Republican Debate Tonight: GOP Candidates Facing Off Ahead Of South Carolina Primary

GOP Candidates Facing Off Ahead Of South Carolina Primary

MYRTLE BEACH, S.C. — The Republican presidential contenders on Monday campaigned their way into the first of two debates before a pivotal weekend primary in South Carolina, with Mitt Romney savoring an endorsement from the latest campaign dropout and his pursuers struggling to emerge as the race's principal conservative.

Hours before the debate, former Utah Gov. Jon Huntsman withdrew from the race and announced his support for Romney despite their differences. He appealed to all remaining contenders to stop attacking one another.

There appeared little likelihood of that happening, either in the TV commercials, mail and other advertising blanketing the state ahead of Saturday's vote or, possibly, on the debate stage itself.

Romney wasn't present for Huntsman's endorsement, and Newt Gingrich, Rick Santorum, Rick Perry and Ron Paul all but ignored it as they sought to slow the front-runner's momentum in the race to pick a Republican rival to President Barack Obama this fall.

Romney has victories in the only two contests of the campaign thus far, the Iowa caucuses and New Hampshire primary earlier this month. Gingrich has conceded that the former Massachusetts governor will likely be the party's nominee if he is similarly victorious in South Carolina, an assertion that none of the others in the race has so far contested.

That raised the significance of the night's debate, as well as another one scheduled for Thursday in Charleston.

HuffPost's Howard Fineman reports:

South Carolina is the home of anti-federal sentiment going back to the 1820s, and the birthplace of the modern, Southern-based GOP thanks to figures like Strom Thurmond, Roger Milliken and Lee Atwater.
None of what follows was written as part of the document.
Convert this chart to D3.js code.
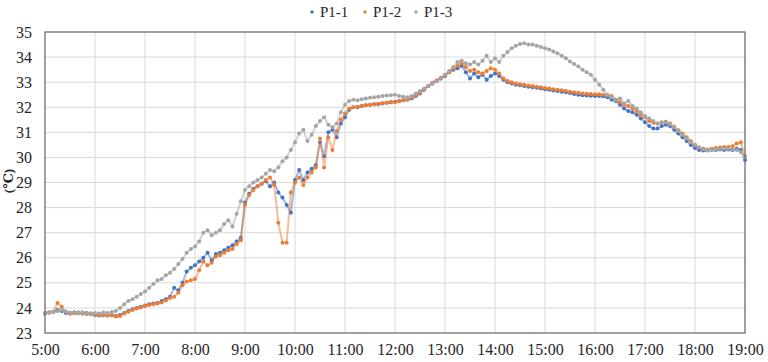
<!DOCTYPE html>
<html>
<head>
<meta charset="utf-8">
<script src="https://cdn.jsdelivr.net/npm/d3@7"></script>
<style>
	body { margin: 0; background: #fff; }
	svg { display: block; font-family: "Liberation Serif", "Tinos", "DejaVu Serif", serif; }
	.tick-label { font-size: 16px; fill: #262626; font-family: "Liberation Serif", "Tinos", "DejaVu Serif", serif; }
	.legend-label { font-size: 15px; fill: #262626; }
	.grid line { stroke: #d9d9d9; stroke-width: 1; }
</style>
</head>
<body>
<svg id="chart" width="768" height="362"></svg>
<script>
// readings every 5 minutes, 5:00 -> 19:00
var startHour = 5;
var endHour = 19;
var stepMin = 5;

var seriesNames = ["P1-1", "P1-2", "P1-3"];
var seriesColors = ["#4472C4", "#ED7D31", "#A5A5A5"];

var hourTicks = ["5:00", "6:00", "7:00", "8:00", "9:00", "10:00", "11:00", "12:00",
				 "13:00", "14:00", "15:00", "16:00", "17:00", "18:00", "19:00"];
var tempTicks = [23, 24, 25, 26, 27, 28, 29, 30, 31, 32, 33, 34, 35];

var p11 = [
	23.78, 23.82, 23.85, 23.92, 23.88, 23.80, 23.78, 23.80, 23.82, 23.78, 23.80, 23.76,
	23.72, 23.70, 23.72, 23.70, 23.72, 23.68, 23.72, 23.80, 23.88, 23.95, 24.00, 24.05,
	24.10, 24.15, 24.18, 24.20, 24.28, 24.35, 24.45, 24.80, 24.70, 25.00, 25.45, 25.60,
	25.70, 25.85, 26.00, 26.20, 25.90, 26.15, 26.20, 26.30, 26.40, 26.50, 26.65, 26.80,
	28.20, 28.55, 28.75, 28.85, 28.95, 29.05, 28.85, 29.00, 28.60, 28.40, 28.10, 27.80,
	29.10, 29.50, 29.10, 29.40, 29.55, 29.70, 30.60, 30.05, 31.00, 31.10, 30.80, 31.35,
	31.60, 31.90, 32.00, 32.00, 32.05, 32.08, 32.10, 32.12, 32.12, 32.15, 32.18, 32.20,
	32.22, 32.25, 32.28, 32.30, 32.35, 32.45, 32.55, 32.70, 32.85, 32.95, 33.05, 33.15,
	33.25, 33.40, 33.50, 33.55, 33.65, 33.40, 33.15, 33.35, 33.20, 33.30, 33.10, 33.25,
	33.35, 33.25, 33.10, 33.00, 32.95, 32.90, 32.88, 32.85, 32.82, 32.80, 32.78, 32.75,
	32.72, 32.70, 32.67, 32.65, 32.62, 32.60, 32.57, 32.53, 32.50, 32.48, 32.47, 32.46,
	32.45, 32.45, 32.44, 32.40, 32.30, 32.25, 32.10, 31.95, 31.85, 31.80, 31.70, 31.55,
	31.40, 31.25, 31.15, 31.15, 31.25, 31.30, 31.25, 31.10, 30.95, 30.80, 30.65, 30.50,
	30.38, 30.30, 30.28, 30.28, 30.30, 30.30, 30.32, 30.30, 30.32, 30.30, 30.35, 30.30,
	29.90
];

var p12 = [
	23.80, 23.82, 23.85, 24.20, 24.05, 23.85, 23.78, 23.80, 23.78, 23.80, 23.76, 23.78,
	23.74, 23.72, 23.70, 23.72, 23.70, 23.66, 23.68, 23.78, 23.85, 23.92, 23.98, 24.02,
	24.08, 24.12, 24.15, 24.18, 24.22, 24.30, 24.40, 24.45, 24.60, 24.90, 25.05, 25.10,
	25.15, 25.50, 25.85, 25.70, 25.80, 26.05, 26.10, 26.20, 26.30, 26.35, 26.55, 26.70,
	28.10, 28.50, 28.70, 28.85, 28.95, 29.10, 29.20, 28.90, 27.40, 26.60, 26.60, 28.60,
	29.00, 29.20, 28.90, 29.20, 29.40, 29.60, 30.75, 29.60, 30.80, 30.30, 31.05, 31.50,
	31.75, 31.95, 32.00, 32.02, 32.05, 32.08, 32.10, 32.12, 32.14, 32.16, 32.18, 32.20,
	32.20, 32.24, 32.28, 32.32, 32.38, 32.48, 32.58, 32.72, 32.85, 32.98, 33.08, 33.18,
	33.28, 33.40, 33.55, 33.65, 33.75, 33.60, 33.45, 33.50, 33.40, 33.35, 33.45, 33.55,
	33.50, 33.35, 33.15, 33.05, 33.00, 32.95, 32.92, 32.90, 32.87, 32.85, 32.82, 32.80,
	32.77, 32.75, 32.72, 32.70, 32.68, 32.65, 32.62, 32.60, 32.58, 32.55, 32.54, 32.53,
	32.52, 32.52, 32.50, 32.48, 32.45, 32.30, 32.20, 32.10, 32.05, 31.95, 31.85, 31.70,
	31.60, 31.45, 31.38, 31.35, 31.40, 31.42, 31.35, 31.22, 31.08, 30.95, 30.80, 30.65,
	30.50, 30.40, 30.35, 30.32, 30.35, 30.38, 30.40, 30.42, 30.42, 30.45, 30.55, 30.60,
	30.05
];

var p13 = [
	23.78, 23.82, 23.84, 23.88, 23.92, 23.86, 23.82, 23.84, 23.80, 23.83, 23.81, 23.78,
	23.80, 23.78, 23.82, 23.80, 23.84, 23.88, 24.00, 24.15, 24.28, 24.35, 24.45, 24.55,
	24.65, 24.80, 24.95, 25.10, 25.15, 25.30, 25.40, 25.55, 25.75, 25.95, 26.20, 26.35,
	26.45, 26.65, 27.00, 27.10, 26.90, 27.00, 27.10, 27.35, 27.50, 27.25, 27.75, 28.25,
	28.70, 28.85, 29.00, 29.10, 29.20, 29.35, 29.50, 29.45, 29.60, 29.85, 30.00, 30.30,
	30.60, 30.95, 31.10, 30.65, 30.90, 31.25, 31.45, 31.60, 31.30, 31.20, 31.35, 31.80,
	32.10, 32.25, 32.30, 32.28, 32.32, 32.35, 32.38, 32.40, 32.42, 32.45, 32.47, 32.48,
	32.50, 32.45, 32.42, 32.40, 32.45, 32.55, 32.65, 32.75, 32.85, 32.95, 33.05, 33.15,
	33.30, 33.45, 33.60, 33.80, 33.85, 33.75, 33.70, 33.80, 33.70, 33.85, 34.05, 33.80,
	33.95, 33.80, 34.05, 34.20, 34.35, 34.45, 34.52, 34.55, 34.50, 34.50, 34.45, 34.40,
	34.35, 34.30, 34.22, 34.15, 34.05, 33.95, 33.82, 33.72, 33.62, 33.50, 33.40, 33.30,
	33.10, 32.90, 32.70, 32.50, 32.40, 32.30, 32.35, 32.15, 32.25, 32.05, 31.95, 31.80,
	31.65, 31.55, 31.45, 31.35, 31.38, 31.40, 31.32, 31.20, 31.05, 30.90, 30.75, 30.60,
	30.50, 30.40, 30.33, 30.30, 30.30, 30.32, 30.35, 30.35, 30.35, 30.33, 30.30, 30.22,
	30.00
];

var seriesValues = [p11, p12, p13];

var Chart = {
	margin : { left: 45, top: 32, right: 23, bottom: 29 },

	Build : function(id) {
		var svg = d3.select(id);
		var W = +svg.attr("width"), H = +svg.attr("height");
		var m = this.margin;
		var w = W - m.left - m.right;
		var h = H - m.top - m.bottom;

		var x = d3.scaleLinear().domain([startHour * 60, endHour * 60]).range([0, w]);
		var y = d3.scaleLinear().domain([23, 35]).range([h, 0]);

		var g = svg.append("g").attr("transform", "translate(" + m.left + "," + m.top + ")");

		// gridlines
		var hourVals = hourTicks.map(function(t) { return +t.split(":")[0] * 60; });

		g.append("g").attr("class", "grid")
		 .selectAll("line").data(tempTicks.slice(1, -1))
		 .enter().append("line")
		 .attr("x1", 0).attr("x2", w)
		 .attr("y1", d => y(d)).attr("y2", d => y(d));

		g.append("g").attr("class", "grid")
		 .selectAll("line").data(hourVals.slice(1, -1))
		 .enter().append("line")
		 .attr("y1", 0).attr("y2", h)
		 .attr("x1", d => x(d)).attr("x2", d => x(d));

		// axes (labels only, frame drawn below)
		var yAxis = g.append("g").call(d3.axisLeft(y).tickValues(tempTicks).tickSize(0).tickPadding(13));
		this.CleanAxis(yAxis);

		var xAxis = g.append("g").attr("transform", "translate(0," + h + ")")
					 .call(d3.axisBottom(x).tickValues(hourVals).tickSize(0).tickPadding(11)
					 .tickFormat((d, i) => hourTicks[i]));
		this.CleanAxis(xAxis);

		// series
		var line = d3.line()
					 .x((d, i) => x(startHour * 60 + i * stepMin))
					 .y(d => y(d));

		seriesValues.forEach(function(vals, s) {
			var sg = g.append("g").attr("class", "series");

			sg.append("path")
			  .datum(vals)
			  .attr("d", line)
			  .attr("fill", "none")
			  .attr("stroke", seriesColors[s])
			  .attr("stroke-width", 2)
			  .attr("stroke-opacity", 0.5);

			sg.selectAll("circle").data(vals)
			  .enter().append("circle")
			  .attr("cx", (d, i) => x(startHour * 60 + i * stepMin))
			  .attr("cy", d => y(d))
			  .attr("r", 2)
			  .attr("fill", seriesColors[s]);
		});

		// plot frame
		g.append("rect")
		 .attr("width", w).attr("height", h)
		 .attr("fill", "none")
		 .attr("stroke", "#6e6e6e")
		 .attr("stroke-width", 1.3);

		// y title
		svg.append("text")
		   .attr("transform", "translate(13,181) rotate(-90)")
		   .attr("text-anchor", "middle")
		   .attr("font-size", 13)
		   .attr("font-weight", "bold")
		   .attr("fill", "#262626")
		   .text("(℃)");

		this.AddLegend(svg);
	},

	CleanAxis : function(axis) {
		axis.attr("font-family", null).attr("font-size", null);
		axis.select(".domain").remove();
		axis.selectAll("text").attr("class", "tick-label").attr("fill", null);
	},

	AddLegend : function(svg) {
		var lg = svg.append("g").attr("transform", "translate(312,0)");
		var offsets = [0, 53, 104];

		seriesNames.forEach(function(name, i) {
			var item = lg.append("g").attr("transform", "translate(" + offsets[i] + ",0)");

			item.append("circle").attr("cx", 0).attr("cy", 12).attr("r", 1.7).attr("fill", seriesColors[i]);

			item.append("text")
				.attr("class", "legend-label")
				.attr("x", 8).attr("y", 17)
				.text(name);
		});
	}
};

Chart.Build("#chart");
</script>
</body>
</html>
The state is to modern Republicanism what Mecca is to Islam: a holy place of its founding history, feuds, orthodoxy and authority.

Before 1980, South Carolina had selected its delegates by convention, a suitably elitist and tightly-controlled situation for local Republicans. But seeking an early boost in what had become a Southern-based party, Reagan operatives and loyalists engineered the switch to a primary system. Reagan won in 1980 and was on his way to the White House.
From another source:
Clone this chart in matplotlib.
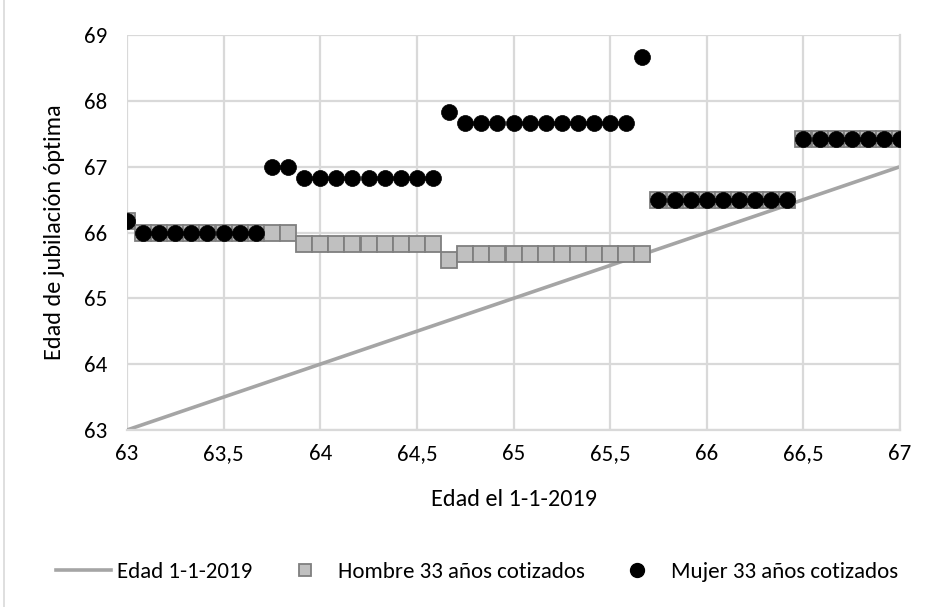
import numpy as np
import matplotlib
matplotlib.use("Agg")
import matplotlib.pyplot as plt
from matplotlib.lines import Line2D
from matplotlib import font_manager

# edad el 1-1-2019, mes a mes (años)
edad = [63 + m / 12 for m in range(49)]

# edad de jubilación óptima, hombre 33 años cotizados
hombre = ([66.17] + [66.0] * 10 + [65.83] * 9 + [65.58] + [65.67] * 12
          + [66.5] * 9 + [67.42] * 7)

# edad de jubilación óptima, mujer 33 años cotizados
mujer = ([66.17] + [66.0] * 8 + [67.0] * 2 + [66.83] * 9 + [67.83] + [67.67] * 11
         + [68.67] + [66.5] * 9 + [67.42] * 7)

xticks = [63, 63.5, 64, 64.5, 65, 65.5, 66, 66.5, 67]
yticks = [63, 64, 65, 66, 67, 68, 69]

names = {f.name for f in font_manager.fontManager.ttflist}
fams = [f for f in ['Carlito', 'Liberation Sans Narrow', 'Liberation Sans'] if f in names]
plt.rcParams['font.family'] = fams + ['DejaVu Sans']

fig = plt.figure(figsize=(9.35, 6.07), dpi=100)
ax = fig.add_axes([0.1358, 0.2916, 0.8268, 0.6507])

grid = '#D9D9D9'
ax.plot(edad, edad, color='#A5A5A5', lw=2.6, zorder=2, solid_capstyle='round')
ax.plot(edad, hombre, ls='none', marker='s', ms=11.5, mfc='#C0C0C0',
        mec='#7F7F7F', mew=1.3, zorder=3)
ax.plot(edad, mujer, ls='none', marker='o', ms=11.5, mfc='black',
        mec='black', mew=0.5, zorder=4)

ax.set_xlim(63, 67)
ax.set_ylim(63, 69)
ax.set_xticks(xticks)
ax.set_yticks(yticks)
ax.set_xticklabels([str(v).replace('.', ',') if v % 1 else str(int(v)) for v in xticks])
ax.grid(True, color=grid, lw=1.6)
ax.set_axisbelow(True)
for s in ['top', 'left']:
    ax.spines[s].set_visible(False)
ax.spines['right'].set_color(grid)
ax.spines['right'].set_linewidth(1.6)
ax.spines['bottom'].set_color(grid)
ax.spines['bottom'].set_linewidth(1.6)
ax.tick_params(length=0, labelsize=16.5, pad=10)
ax.tick_params(axis='y', pad=14)

ax.set_xlabel('Edad el 1-1-2019', fontsize=17.5, labelpad=18)
ax.set_ylabel('Edad de jubilación óptima', fontsize=17.5, labelpad=14)

handles = [
    Line2D([], [], color='#A5A5A5', lw=2.6),
    Line2D([], [], ls='none', marker='s', ms=8, mfc='#C0C0C0', mec='#7F7F7F', mew=1.3),
    Line2D([], [], ls='none', marker='o', ms=10, mfc='black', mec='black'),
]
fig.legend(handles, ['Edad 1-1-2019', 'Hombre 33 años cotizados', 'Mujer 33 años cotizados'],
           loc='center', bbox_to_anchor=(0.51, 0.058), ncol=3, frameon=False,
           fontsize=16.5, handlelength=2.4, handletextpad=0.25, columnspacing=1.1)

# borde izquierdo del gráfico
fig.add_artist(Line2D([0.004, 0.004], [0, 1], color=grid, lw=1.2))

fig.savefig('out.png', dpi=100)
A win now by Romney -- a Yankee, a relative moderate, an Ivy Leaguer and a Mormon -- would be the ratification he desperately needs from voters who, so far, still regard him with mere tolerance at best and deep antagonism and suspicion at worst.

To be sure, Romney can still slog on to the nomination if he loses South Carolina. The Florida primary, ten days later, is a mega-state event in which only he and Ron Paul have the in-house resources to compete.
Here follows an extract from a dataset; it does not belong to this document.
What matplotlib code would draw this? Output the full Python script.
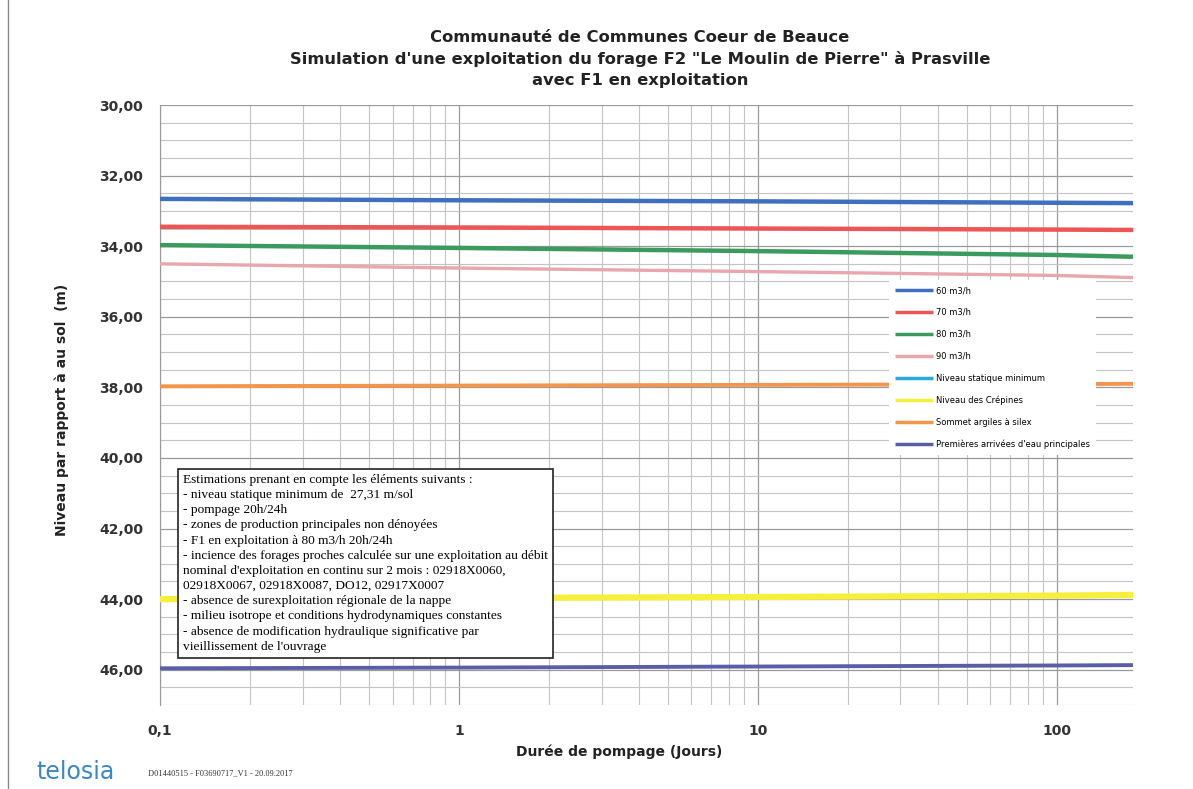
import matplotlib
matplotlib.use("Agg")
import matplotlib.pyplot as plt
import numpy as np
from matplotlib.ticker import FixedLocator, LogLocator, NullFormatter

# ---- data ----
days = [0.1, 1, 10, 100, 180]
q60 = [32.66, 32.70, 32.73, 32.77, 32.78]
q70 = [33.45, 33.47, 33.50, 33.53, 33.54]
q80 = [33.97, 34.05, 34.14, 34.25, 34.30]
q90 = [34.50, 34.62, 34.72, 34.83, 34.89]
niveau_statique = [27.31, 27.31, 27.31, 27.31, 27.31]
crepines = [44.00, 43.97, 43.94, 43.90, 43.88]
argiles = [37.97, 37.95, 37.93, 37.91, 37.90]
arrivees = [45.96, 45.94, 45.91, 45.88, 45.87]

labels = ["60 m3/h", "70 m3/h", "80 m3/h", "90 m3/h", "Niveau statique minimum",
          "Niveau des Crépines", "Sommet argiles à silex",
          "Premières arrivées d'eau principales"]
yticks = [30, 32, 34, 36, 38, 40, 42, 44, 46]
ytick_labels = ["30,00", "32,00", "34,00", "36,00", "38,00", "40,00", "42,00", "44,00", "46,00"]
xticks = [0.1, 1, 10, 100]
xtick_labels = ["0,1", "1", "10", "100"]

title = ("Communauté de Communes Coeur de Beauce\n"
         "Simulation d'une exploitation du forage F2 \"Le Moulin de Pierre\" à Prasville\n"
         "avec F1 en exploitation")
note = ("Estimations prenant en compte les éléments suivants :\n"
        "- niveau statique minimum de  27,31 m/sol\n"
        "- pompage 20h/24h\n"
        "- zones de production principales non dénoyées\n"
        "- F1 en exploitation à 80 m3/h 20h/24h\n"
        "- incience des forages proches calculée sur une exploitation au débit\n"
        "nominal d'exploitation en continu sur 2 mois : 02918X0060,\n"
        "02918X0067, 02918X0087, DO12, 02917X0007\n"
        "- absence de surexploitation régionale de la nappe\n"
        "- milieu isotrope et conditions hydrodynamiques constantes\n"
        "- absence de modification hydraulique significative par\n"
        "vieillissement de l'ouvrage")

series = [q60, q70, q80, q90, niveau_statique, crepines, argiles, arrivees]
colors = ["#3f6fbf", "#ee5557", "#3b9a5e", "#e8a6ad", "#2aa9e0", "#f6f03c", "#f3954a", "#5a5ea6"]
widths = [3.2, 3.2, 3.2, 2.4, 2.4, 4.5, 2.8, 2.8]

W, H = 1193, 789
fig = plt.figure(figsize=(W / 100, H / 100), dpi=100)
ax = fig.add_axes([160 / W, 1 - 705 / H, (1133 - 160) / W, (705 - 105) / H])

for y, c, lw, lab in zip(series, colors, widths, labels):
    ax.plot(days, y, color=c, lw=lw, label=lab, solid_capstyle="butt", zorder=3)

ax.set_xscale("log")
ax.set_xlim(0.1, 180)
ax.set_ylim(47, 30)

ax.xaxis.set_major_locator(FixedLocator(xticks))
ax.set_xticklabels(xtick_labels)
ax.xaxis.set_minor_locator(LogLocator(base=10, subs=np.arange(2, 10)))
ax.xaxis.set_minor_formatter(NullFormatter())
ax.yaxis.set_major_locator(FixedLocator(yticks))
ax.set_yticklabels(ytick_labels)
ax.yaxis.set_minor_locator(FixedLocator(np.arange(30, 47.01, 0.5)))

ax.grid(True, which="major", color="#9a9a9a", lw=0.9)
ax.grid(True, which="minor", color="#c4c4c4", lw=0.8)
ax.tick_params(which="both", length=0)
ax.tick_params(axis="y", labelsize=10, pad=12, colors="#333333")
ax.tick_params(axis="x", labelsize=10, pad=14, colors="#333333")
for lab in ax.get_xticklabels() + ax.get_yticklabels():
    lab.set_fontweight("bold")
for s in ax.spines.values():
    s.set_visible(False)
ax.spines["left"].set_visible(True)
ax.spines["left"].set_color("#9a9a9a")

leg = ax.legend(loc="upper left", bbox_to_anchor=(885 / W, 1 - 276 / H),
                bbox_transform=fig.transFigure, fontsize=6, frameon=True,
                facecolor="white", edgecolor="none", framealpha=1, fancybox=False,
                handlelength=4.6, labelspacing=1.55, handletextpad=0.3, borderpad=0.7)
leg.set_zorder(5)
for line in leg.get_lines():
    line.set_linewidth(2.5)

fig.text(640 / W, 1 - 59 / H, title, ha="center", va="center", fontsize=11.8,
         fontweight="bold", color="#222222", linespacing=1.44)

ax.text(183 / W, 1 - 474 / H, note, transform=fig.transFigure, ha="left", va="top",
        fontsize=9.6, family="Liberation Serif", linespacing=1.35, zorder=6,
        bbox=dict(boxstyle="square,pad=0.4", facecolor="white", edgecolor="#222222", lw=1.2))

fig.text(62 / W, 1 - 410 / H, "Niveau par rapport à au sol  (m)", rotation=90,
         ha="center", va="center", fontsize=10, fontweight="bold", color="#222222")
fig.text(619 / W, 1 - 752 / H, "Durée de pompage (Jours)", ha="center", va="center",
         fontsize=10, fontweight="bold", color="#222222")

fig.text(36 / W, 1 - 772 / H, "telosia", ha="left", va="center", fontsize=17,
         color="#3b86c6", family="DejaVu Sans")
fig.text(148 / W, 1 - 773 / H, "D01440515 - F03690717_V1 - 20.09.2017", ha="left",
         va="center", fontsize=6, family="Liberation Serif", color="#333333")

fig.add_artist(plt.Line2D([8 / W, 8 / W], [0, 1], transform=fig.transFigure,
                          color="#888888", lw=1))

fig.savefig("out.png", dpi=100)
But losing the Palmetto State, given its history and what is likely to be a big turnout, would reinforce a narrative Romney can ill-afford: that he's a likely nominee by default, resented and unloved.

Romney is the leader in the public opinion polls in South Carolina, although his rivals hope the state's high, 9.9 percent unemployment rate and the presence of large numbers of socially conservative evangelical voters will allow one of them to slip by him.

Huntsman was the second campaign dropout to endorse Romney, after former Minnesota Gov. Tom Pawlenty. Minnesota Rep. Michele Bachmann, who quit after a last-place finish in Iowa, has not yet said which of the remaining contenders she supports. Herman Cain, who left the race in December after facing allegations of sexual impropriety, has promised an endorsement soon.

Huntsman's parting announcement included a reference to the differences he and Romney had. But he left the podium without responding to questions about his remark last week, in the run-up to the New Hampshire primary, that Romney was unelectable and out of touch.

It was unclear why Romney did not attend the announcement. He was in town for a later campaign appearance and then the debate.

Gingrich and Perry both began their day at a Martin Luther King Jr. Day observance, where they praised the legacy of the slain civil right legacy.

At about the same time, Santorum was complaining that attacks launched against him by a political action committee supporting Romney was spreading lies. He called on Romney to ask the group to edit or remove its ads from the air.

The attack on Santorum is patterned after one that helped send Gingrich into a nosedive in the polls in the final weeks of the Iowa caucus campaign.

Gingrich made similar demands on Romney to rein in his supporters, but was ignored.

Paul, who generally keeps a light campaign schedule, had a mid-afternoon speech to the state tea party convention.